The single most consequential relationship to watch is the one between the White House and the Pentagon’s acquisition workforce. Every governance reform ultimately depends on whether executive direction can overcome institutional inertia at the implementation level – and successive administrations of evidence suggests it cannot, absent structural changes to the incentive architecture itself.
Strategic Implications and Limitations
The political feasibility of comprehensive space governance reform is low. The most probable trajectory is continued incremental adaptation through annual NDAA provisions, punctuated by crisis-driven legislation if a governance incident forces Congressional action. This trajectory militarises space governance by default, routing civilian-commercial governance questions through defence legislation because no other legislative pathway is open.
A winning coalition for reform would require the White House to provide sustained coordination authority, defence committees to accept statutory accountability for commercial infrastructure, and at least one credible second-source provider to reduce the structural dependency that gives the status quo its inertia. This alignment is plausible but not probable within the next 18 months.
Several limitations bound this assessment. Defence perspectives derive from think-tank analysis and reporting rather than direct institutional sources. The White House position is inferred from budget signals and historical pattern. Classified programmes – Starshield specifications, NRO procurement details – are systematically invisible. SpaceX’s structural position is evolving rapidly enough that the power map could shift materially within 12 months if Kuiper deploys, Blue Origin certifies, or a governance incident triggers legislative action. The analysis captures a system in motion, not a settled equilibrium.

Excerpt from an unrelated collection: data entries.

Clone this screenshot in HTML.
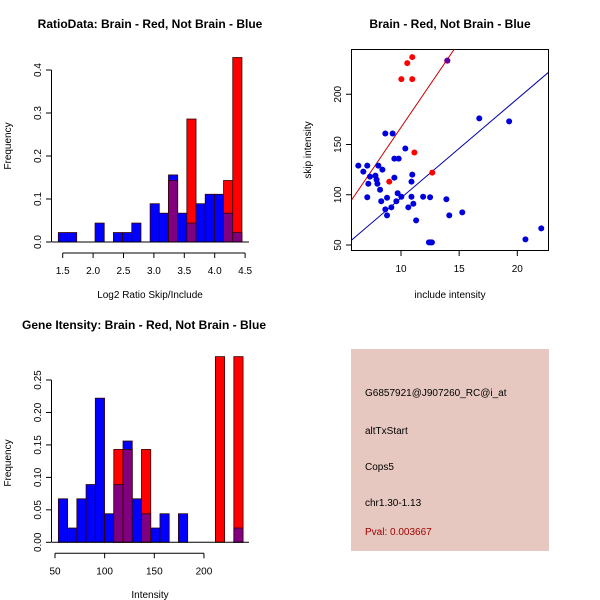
<!DOCTYPE html>
<html><head><meta charset="utf-8"><style>
body{margin:0;background:#fff}
svg{display:block;font-family:"Liberation Sans",sans-serif}
</style></head><body>
<svg id="c" width="600" height="600" xmlns="http://www.w3.org/2000/svg">
<rect width="600" height="600" fill="#fff"/>
<text x="150" y="28" text-anchor="middle" font-size="12" font-weight="bold">RatioData: Brain - Red, Not Brain - Blue</text>
<text x="450" y="28" text-anchor="middle" font-size="12" font-weight="bold">Brain - Red, Not Brain - Blue</text>
<text x="144" y="329" text-anchor="middle" font-size="12" font-weight="bold">Gene Itensity: Brain - Red, Not Brain - Blue</text>
<text x="150" y="298" text-anchor="middle" font-size="10">Log2 Ratio Skip/Include</text>
<text transform="translate(11,146) rotate(-90)" text-anchor="middle" font-size="10">Frequency</text>
<text x="450" y="298" text-anchor="middle" font-size="10">include intensity</text>
<text transform="translate(311,150) rotate(-90)" text-anchor="middle" font-size="10">skip intensity</text>
<text x="150" y="598" text-anchor="middle" font-size="10">Intensity</text>
<text transform="translate(11,463) rotate(-90)" text-anchor="middle" font-size="10">Frequency</text>
<rect x="351" y="349" width="198" height="202" fill="#e6c8c0"/>
<g font-size="10">
<text x="365" y="396">G6857921@J907260_RC@i_at</text>
<text x="365" y="434">altTxStart</text>
<text x="365" y="470">Cops5</text>
<text x="365" y="506">chr1.30-1.13</text>
<text x="365" y="535" fill="#a00000">Pval: 0.003667</text>
</g>
</svg>
<script>
// Ratio histogram data
const ratioBinStart = 1.428, ratioBinWidth = 0.151;
const ratioBlue = [0.022,0.022,0,0,0.044,0,0.022,0.022,0.044,0,0.089,0.067,0.156,0.067,0.044,0.089,0.111,0.111,0.067,0.022];
const ratioRed  = [0,0,0,0,0,0,0,0,0,0,0,0,0.143,0,0.286,0,0,0,0.143,0.429];
const ratioXTicks = [1.5,2.0,2.5,3.0,3.5,4.0,4.5];
const ratioYTicks = [0.0,0.1,0.2,0.3,0.4];
// Intensity histogram data
const intBinStart = 53.4, intBinWidth = 9.3;
const intBlue = [0.067,0.022,0.067,0.089,0.222,0.044,0.089,0.156,0.067,0.044,0.022,0.044,0,0.044,0,0,0,0,0,0.022];
const intRed  = [0,0,0,0,0,0,0.143,0.143,0,0.143,0,0,0,0,0,0,0,0.286,0,0.286];
const intXTicks = [50,100,150,200];
const intYTicks = [0.00,0.05,0.10,0.15,0.20,0.25];
// Scatter data
const blueX = [6.33,6.76,7.1,7.1,7.19,7.33,7.8,7.9,7.97,8.05,8.2,8.3,8.4,8.65,8.65,8.8,8.8,9.17,9.28,9.43,9.43,9.6,9.71,9.8,10.03,10.37,10.63,10.9,10.9,10.97,11.06,11.3,11.9,12.4,12.5,12.55,12.66,13.9,14.15,15.27,16.73,19.3,20.7,22.06];
const blueY = [129,123,129,97.5,111,118,119,115,111,129,105,93.5,125,161,85.5,97,79.5,87.5,161,117,136,93.5,101.5,136,98,146,87.5,113,98,120,91,74.5,98,52.6,97.5,52.6,52.6,95.5,79.5,82.5,176,173,55.6,66.6];
const redX = [10.03,10.54,10.97,10.97,11.15,8.99,12.69,13.98];
const redY = [215,231,237,215,142,113,122,233.5];
const lineRed = [17.0,-3.0];   // slope, intercept
const lineBlue = [9.86,-1.8];
const scXTicks = [10,15,20];
const scYTicks = [50,100,150,200];

const svg = document.getElementById('c');
const NS = 'http://www.w3.org/2000/svg';
function mk(tag, at){const e=document.createElementNS(NS,tag);for(const k in at)e.setAttribute(k,at[k]);svg.appendChild(e);return e;}

function hist(name, blue, red, start, w, sx, sy, base, xt, yt, yfmt, xl, xr){
  for(let i=0;i<blue.length;i++){
    const x0=sx(start+i*w), x1=sx(start+(i+1)*w);
    const b=blue[i], r=red[i], lo=Math.min(b,r), hi=Math.max(b,r);
    if(hi>0){
      const e=mk('rect',{x:x0,y:sy(hi),width:x1-x0,height:sy(0)-sy(hi),fill:b>=r?'#0000ff':'#ff0000',stroke:'#300',"stroke-width":0.8});
      
      
    }
    if(lo>0){
      const e=mk('rect',{x:x0,y:sy(lo),width:x1-x0,height:sy(0)-sy(lo),fill:'#800080',stroke:'#300',"stroke-width":0.8});
      
      
    }
  }
  const bl=mk('line',{x1:xl,x2:xr,y1:base,y2:base,stroke:'#000'});
  
  
  const ax=mk('line',{x1:sx(xt[0]),x2:sx(xt[xt.length-1]),y1:base+11,y2:base+11,stroke:'#000'});
  
  
  xt.forEach(t=>{mk('line',{x1:sx(t),x2:sx(t),y1:base+11,y2:base+16,stroke:'#000'});
    const tx=mk('text',{x:sx(t),y:base+32,"text-anchor":"middle","font-size":10});tx.textContent=(name==='ratio'?t.toFixed(1):t);
    
    });
  const ay=mk('line',{x1:51.5,x2:51.5,y1:sy(yt[0]),y2:sy(yt[yt.length-1]),stroke:'#000'});
  
  
  yt.forEach(t=>{mk('line',{x1:46,x2:51.5,y1:sy(t),y2:sy(t),stroke:'#000'});
    const tx=mk('text',{transform:`translate(41,${sy(t)}) rotate(-90)`,"text-anchor":"middle","font-size":10});tx.textContent=t.toFixed(yfmt);
    
    });
}
// ratio
hist('ratio', ratioBlue, ratioRed, ratioBinStart, ratioBinWidth,
  v=>62.7+(v-1.5)*60.8, v=>242-v*430, 242, ratioXTicks, ratioYTicks, 1, 52, 249);
// intensity
hist('intensity', intBlue, intRed, intBinStart, intBinWidth,
  v=>55+(v-50)*0.993, v=>542.3-v*649.2, 542.3, intXTicks, intYTicks, 2, 52, 249);

// scatter
const X=v=>401+(v-10)*11.63, Y=v=>245-(v-50)*1.005;
const box=mk('rect',{x:351.5,y:49.5,width:197,height:201,fill:'none',stroke:'#000'});


const clip=mk('clipPath',{id:'cp'});const cr=document.createElementNS(NS,'rect');
cr.setAttribute('x',351.5);cr.setAttribute('y',49.5);cr.setAttribute('width',197);cr.setAttribute('height',201);clip.appendChild(cr);
[[lineRed,'#cc0000','red-fit-line'],[lineBlue,'#0000aa','blue-fit-line']].forEach(([l,c,n])=>{
  const x0=5.76,x1=22.66;
  const e=mk('line',{x1:X(x0),y1:Y(l[0]*x0+l[1]),x2:X(x1),y2:Y(l[0]*x1+l[1]),stroke:c,"clip-path":"url(#cp)"});
  
  
});
redX.forEach((x,i)=>{const e=mk('circle',{cx:X(x),cy:Y(redY[i]),r:3,fill:'#ff0000'});
  
  });
blueX.forEach((x,i)=>{const e=mk('circle',{cx:X(x),cy:Y(blueY[i]),r:3,fill:'#0000dd'});
  
  });
const ov=mk('circle',{cx:X(13.98),cy:Y(233.5),r:3,fill:'#6000a0'});


scXTicks.forEach(t=>{mk('line',{x1:X(t),x2:X(t),y1:250.5,y2:256,stroke:'#000'});
  const tx=mk('text',{x:X(t),y:272,"text-anchor":"middle","font-size":10});tx.textContent=t;
  
  });
scYTicks.forEach(t=>{mk('line',{x1:346,x2:351.5,y1:Y(t),y2:Y(t),stroke:'#000'});
  const tx=mk('text',{transform:`translate(341,${Y(t)}) rotate(-90)`,"text-anchor":"middle","font-size":10});tx.textContent=t;
  
  });
</script>
</body></html>
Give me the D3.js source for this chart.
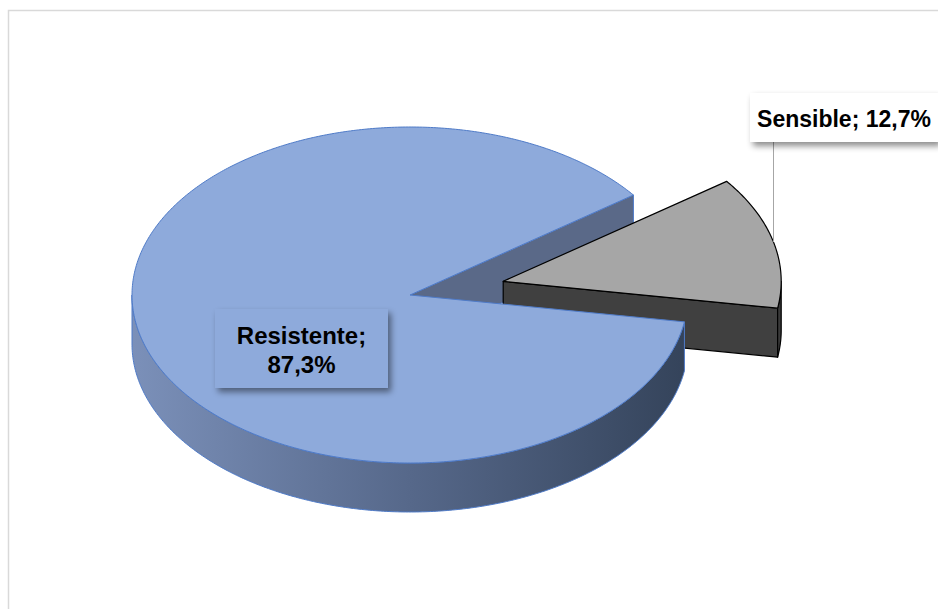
<!DOCTYPE html>
<html>
<head>
<meta charset="utf-8">
<script src="https://cdn.jsdelivr.net/npm/d3@7"></script>
<style>
  html, body { margin: 0; padding: 0; background: #fff; }
  svg { display: block; }
  text { font-family: "Liberation Sans", Arial, sans-serif; font-weight: bold; fill: #000; }
</style>
</head>
<body>
<svg id="chart" width="938" height="609"></svg>
<script>
// ---- data ----
const categories = ["Resistente", "Sensible"];
const values = [87.3, 12.7];
const valueLabels = ["87,3%", "12,7%"];
const exploded = [false, true];

// ---- layout ----
const W = 938, H = 609;
const cx = 410, cy = 295, rx = 278, ry = 168, depth = 49, explodeFrac = 0.345;
const startDeg = 99.2;

const svg = d3.select("#chart");
const defs = svg.append("defs");

// chart area border
svg.append("rect").attr("x", 8.5).attr("y", 10.5).attr("width", 960).attr("height", 640)
  .attr("fill", "#fff").attr("stroke", "#d9d9d9").attr("stroke-width", 1.5);

const shadow = defs.append("filter").attr("id", "shadow")
  .attr("x", "-20%").attr("y", "-30%").attr("width", "140%").attr("height", "170%");
shadow.append("feDropShadow").attr("dx", 3).attr("dy", 4).attr("stdDeviation", 3)
  .attr("flood-color", "#000").attr("flood-opacity", 0.45);

const gradB = defs.append("linearGradient").attr("id", "sideBlue")
  .attr("gradientUnits", "userSpaceOnUse").attr("x1", cx - rx).attr("x2", cx + rx).attr("y1", 0).attr("y2", 0);
gradB.append("stop").attr("offset", 0).attr("stop-color", "#7b90b9");
gradB.append("stop").attr("offset", 0.5).attr("stop-color", "#56688a");
gradB.append("stop").attr("offset", 1).attr("stop-color", "#34435a");

const styles = [
  { top: "#8eaadb", side: "url(#sideBlue)", cut: "#5a6988", stroke: "#4f7bc8", sw: 1 },
  { top: "#a6a6a6", side: "#3a3a3a", cut: "#404040", stroke: "#000", sw: 1.2 }
];

const pie = d3.pie().sort(null).value(d => d)
  .startAngle(startDeg * Math.PI / 180).endAngle(startDeg * Math.PI / 180 + 2 * Math.PI);
const arcs = pie(values);

const line = d3.line();
function pt(c, a, dz) { return [c[0] + rx * Math.sin(a), c[1] - ry * Math.cos(a) + dz]; }
function arcPts(c, a0, a1, dz) {
  const n = Math.max(2, Math.ceil(Math.abs(a1 - a0) / 0.01));
  return d3.range(n + 1).map(i => pt(c, a0 + (a1 - a0) * i / n, dz));
}
function centerOf(d, i) {
  if (!exploded[i]) return [cx, cy];
  const m = (d.startAngle + d.endAngle) / 2;
  return [cx + explodeFrac * rx * Math.sin(m), cy - explodeFrac * ry * Math.cos(m)];
}
function topPath(c, d) {
  return line([c, ...arcPts(c, d.startAngle, d.endAngle, 0)]) + "Z";
}
function sidePaths(c, d) {
  const out = [];
  for (let k = -1; k <= 2; k++) {
    const lo = Math.PI / 2 + 2 * Math.PI * k, hi = 3 * Math.PI / 2 + 2 * Math.PI * k;
    const s = Math.max(lo, d.startAngle), e = Math.min(hi, d.endAngle);
    if (e > s) out.push(line([...arcPts(c, s, e, 0), ...arcPts(c, e, s, depth)]) + "Z");
  }
  return out;
}
function cutPath(c, a) {
  const p = pt(c, a, 0);
  return line([c, p, [p[0], p[1] + depth], [c[0], c[1] + depth]]) + "Z";
}
function cutFaces(c, d) {
  const out = [];
  if (Math.sin(d.endAngle) > 0) out.push(cutPath(c, d.endAngle));
  if (Math.sin(d.startAngle) < 0) out.push(cutPath(c, d.startAngle));
  return out;
}

const g = svg.append("g");
function drawFaces(list, st, fill) {
  list.forEach(p => g.append("path").attr("d", p).attr("fill", fill)
    .attr("stroke", st.stroke).attr("stroke-width", st.sw).attr("stroke-linejoin", "round"));
}
// layer 1: cut faces of non-exploded slices
arcs.forEach((d, i) => { if (!exploded[i]) drawFaces(cutFaces(centerOf(d, i), d), styles[i], styles[i].cut); });
// layer 2: exploded slices whole
arcs.forEach((d, i) => {
  if (!exploded[i]) return;
  const c = centerOf(d, i);
  drawFaces(cutFaces(c, d), styles[i], styles[i].cut);
  drawFaces(sidePaths(c, d), styles[i], styles[i].side);
  drawFaces([topPath(c, d)], styles[i], styles[i].top);
});
// layer 3/4: sides then tops of non-exploded
arcs.forEach((d, i) => { if (!exploded[i]) drawFaces(sidePaths(centerOf(d, i), d), styles[i], styles[i].side); });
arcs.forEach((d, i) => { if (!exploded[i]) drawFaces([topPath(centerOf(d, i), d)], styles[i], styles[i].top); });

// ---- labels ----
// Resistente label (inside)
const lb0 = { x: 215, y: 309, w: 173, h: 79 };
svg.append("rect").attr("x", lb0.x).attr("y", lb0.y).attr("width", lb0.w).attr("height", lb0.h)
  .attr("fill", styles[0].top).attr("filter", "url(#shadow)");
const t0 = svg.append("text").attr("text-anchor", "middle").attr("font-size", 24);
t0.append("tspan").attr("x", 301.5).attr("y", 344).text(categories[0] + ";");
t0.append("tspan").attr("x", 301.5).attr("y", 373).text(valueLabels[0]);

// Sensible label (outside, with leader)
const lb1 = { x: 750, y: 93, w: 188, h: 49 };
const c1 = centerOf(arcs[1], 1);
const lx = 773.5;
const sa = (lx - c1[0]) / rx;
const ly = c1[1] - ry * Math.sqrt(Math.max(0, 1 - sa * sa));
svg.append("line").attr("x1", lx).attr("x2", lx).attr("y1", lb1.y + lb1.h).attr("y2", ly)
  .attr("stroke", "#a6a6a6").attr("stroke-width", 1);
svg.append("rect").attr("x", lb1.x).attr("y", lb1.y).attr("width", lb1.w).attr("height", lb1.h)
  .attr("fill", "#fff").attr("filter", "url(#shadow)");
svg.append("text").attr("text-anchor", "middle").attr("font-size", 23)
  .attr("x", 844).attr("y", 127).text(categories[1] + "; " + valueLabels[1]);
</script>
</body>
</html>
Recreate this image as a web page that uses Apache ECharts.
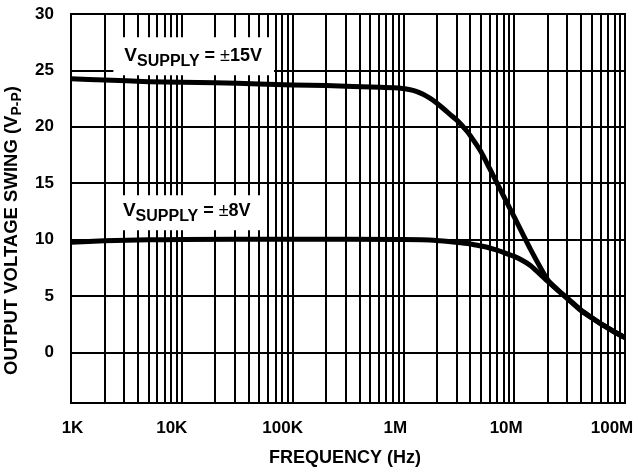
<!DOCTYPE html>
<html>
<head>
<meta charset="utf-8">
<script src="https://cdn.jsdelivr.net/npm/echarts@6/dist/echarts.min.js"></script>
<style>
  html, body { margin: 0; padding: 0; background: #fff; }
  #chart { width: 634px; height: 468px; }
</style>
</head>
<body>
<div id="chart"></div>
<script>
// Output swing vs frequency for two supply voltages
const supply15Freq  = [1e3, 2e3, 5e3, 1e4, 2e4, 5e4, 1e5, 2e5, 6.15e5, 8.35e5, 1.03e6, 1.22e6, 1.41e6, 1.63e6, 1.85e6, 2.18e6, 2.63e6, 3.1e6, 3.75e6, 4.36e6, 5e6, 6e6, 7e6, 1e7, 1.4e7, 2e7, 2.5e7, 3e7, 4e7, 5e7, 6e7, 7e7, 8e7, 1e8];
const supply15Swing = [24.25, 24.15, 24.0, 23.95, 23.9, 23.8, 23.7, 23.65, 23.5, 23.45, 23.37, 23.22, 23.0, 22.7, 22.35, 21.8, 21.1, 20.5, 19.6, 18.7, 17.8, 16.3, 15.0, 12.0, 9.15, 6.45, 5.5, 4.78, 3.7, 3.05, 2.55, 2.15, 1.8, 1.3];

const supply8Freq  = [1e3, 2e3, 5e3, 1e4, 1e5, 1e6, 2e6, 3e6, 4e6, 5e6, 6e6, 7e6, 8e6, 1e7, 1.2e7, 1.4e7, 1.7e7, 2e7, 2.5e7, 3e7, 4e7, 5e7, 6e7, 7e7, 8e7, 1e8];
const supply8Swing = [9.75, 9.88, 9.97, 10.0, 10.02, 10.0, 9.92, 9.75, 9.6, 9.42, 9.25, 9.05, 8.85, 8.5, 8.12, 7.7, 6.95, 6.3, 5.45, 4.82, 3.75, 3.08, 2.56, 2.17, 1.82, 1.3];

const xTickLabels = ['1K', '10K', '100K', '1M', '10M', '100M'];
const minorMultipliers = [2, 3, 4, 5, 6, 7, 8, 9];
const decadeStarts = [1e3, 1e4, 1e5, 1e6, 1e7];

const FONT = "'Liberation Sans', Arial, Helvetica, sans-serif";
const BLACK = '#000';

const minorFreqs = [];
decadeStarts.forEach(d => minorMultipliers.forEach(m => minorFreqs.push(d * m)));

const pairs = (xs, ys) => xs.map((x, i) => [x, ys[i]]);

// per-label nudges of the frequency tick text
const xLabelRich = {};
const xLabelPad = [[0, 0, 0, 3], [0, 20, 0, 0], [0, 20, 0, 0], [0, 16, 0, 0], [0, 16, 0, 0], [0, 26, 0, 0]];
xLabelPad.forEach((p, i) => {
  xLabelRich['t' + i] = { fontSize: 17, fontWeight: 'bold', color: BLACK, fontFamily: FONT, padding: p };
});

function supplyLabel(text) {
  return {
    show: true,
    position: 'inside',
    formatter: '{v|V}{s|SUPPLY}{e| = }{pm|±}{t|' + text + '}',
    backgroundColor: '#fff',
    rich: {
      v:  { fontSize: 19, fontWeight: 'bold', lineHeight: 26, color: BLACK, fontFamily: FONT },
      s:  { fontSize: 16, fontWeight: 'bold', lineHeight: 16, verticalAlign: 'bottom', color: BLACK, fontFamily: FONT },
      e:  { fontSize: 18, fontWeight: 'bold', lineHeight: 26, color: BLACK, fontFamily: FONT },
      pm: { fontSize: 18, fontWeight: 'normal', lineHeight: 26, color: BLACK, fontFamily: FONT },
      t:  { fontSize: 18, fontWeight: 'bold', lineHeight: 26, color: BLACK, fontFamily: FONT }
    }
  };
}

const curveStyle = { color: BLACK, width: 5, cap: 'butt', join: 'round' };

const chart = echarts.init(document.getElementById('chart'), null, { renderer: 'canvas' });

chart.setOption({
  animation: false,
  backgroundColor: '#fff',
  grid: {
    left: 71, right: 9, top: 14, bottom: 65,
    outerBoundsMode: 'none',
    containLabel: false,
    show: true, borderColor: BLACK, borderWidth: 2, backgroundColor: 'transparent'
  },
  xAxis: {
    type: 'log',
    logBase: 10,
    min: 1e3,
    max: 1e8,
    splitNumber: 5,
    axisLine: { show: true, lineStyle: { color: BLACK, width: 2 } },
    axisTick: { show: false },
    splitLine: { show: true, lineStyle: { color: BLACK, width: 2 } },
    axisLabel: {
      margin: 17,
      fontSize: 17,
      fontWeight: 'bold',
      color: BLACK,
      fontFamily: FONT,
      showMinLabel: true,
      showMaxLabel: true,
      formatter: function (v) {
        const k = Math.round(Math.log10(v)) - 3;
        return '{t' + k + '|' + xTickLabels[k] + '}';
      },
      rich: xLabelRich
    },
    name: 'FREQUENCY (Hz)',
    nameLocation: 'middle',
    nameGap: 46,
    nameTextStyle: { fontSize: 18, fontWeight: 'bold', color: BLACK, fontFamily: FONT, padding: [0, 6, 0, 0] }
  },
  yAxis: {
    type: 'value',
    min: -4.5,
    max: 30,
    splitNumber: 7,
    axisLine: { show: true, lineStyle: { color: BLACK, width: 2 } },
    axisTick: { show: false },
    splitLine: { show: true, lineStyle: { color: BLACK, width: 2 } },
    axisLabel: {
      margin: 17,
      fontSize: 17,
      fontWeight: 'bold',
      color: BLACK,
      fontFamily: FONT,
      showMinLabel: false,
      formatter: function (v) { return v < 0 ? '' : String(v); }
    },
    name: '{a|OUTPUT VOLTAGE SWING (V}{b|P-P}{a|)}',
    nameLocation: 'middle',
    nameRotate: 90,
    nameGap: 40,
    nameTextStyle: {
      padding: [0, 44, 0, 0],
      rich: {
        a: { fontSize: 18.5, fontWeight: 'bold', lineHeight: 24, color: BLACK, fontFamily: FONT },
        b: { fontSize: 14, fontWeight: 'bold', lineHeight: 14, verticalAlign: 'bottom', color: BLACK, fontFamily: FONT }
      }
    }
  },
  series: [
    {
      name: '±15V',
      type: 'line',
      data: pairs(supply15Freq, supply15Swing),
      showSymbol: false,
      smooth: 0.2,
      z: 3,
      lineStyle: curveStyle,
      markLine: {
        z: 1,
        silent: true,
        symbol: ['none', 'none'],
        label: { show: false },
        lineStyle: { color: BLACK, width: 2, type: 'solid' },
        emphasis: { disabled: true },
        data: minorFreqs.map(f => ({ xAxis: f }))
      },
      markPoint: {
        z: 10,
        silent: true,
        symbol: 'rect',
        symbolSize: 1,
        itemStyle: { color: 'rgba(0,0,0,0)' },
        label: Object.assign(supplyLabel('15V'), { padding: [6, 12, 6, 11] }),
        data: [{ coord: [12800, 26.26] }]
      }
    },
    {
      name: '±8V',
      type: 'line',
      data: pairs(supply8Freq, supply8Swing),
      showSymbol: false,
      smooth: 0.2,
      z: 3,
      lineStyle: curveStyle,
      markPoint: {
        z: 10,
        silent: true,
        symbol: 'rect',
        symbolSize: 1,
        itemStyle: { color: 'rgba(0,0,0,0)' },
        label: Object.assign(supplyLabel('8V'), { padding: [3, 10, 6, 9] }),
        data: [{ coord: [11200, 12.38] }]
      }
    }
  ]
});
</script>
</body>
</html>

The counterspace threat environment adds further urgency to this calculus. CSIS’s Space Threat Assessment 2025 documents advancing Chinese and Russian satellite manoeuvring capabilities, widespread GPS jamming and spoofing, and ongoing nuclear ASAT pursuit; the SWF Global Counterspace 2025 report catalogues comparable capabilities across twelve nations. Faster commercial integration requires looser controls; growing threats demand tighter security. The Deloitte analysis of the regulatory pacing problem – drawn from interviews with two dozen industry leaders and regulators – identifies this paradox as the structural driver of the Pentagon-Commerce tension. It cannot be resolved without institutional redesign.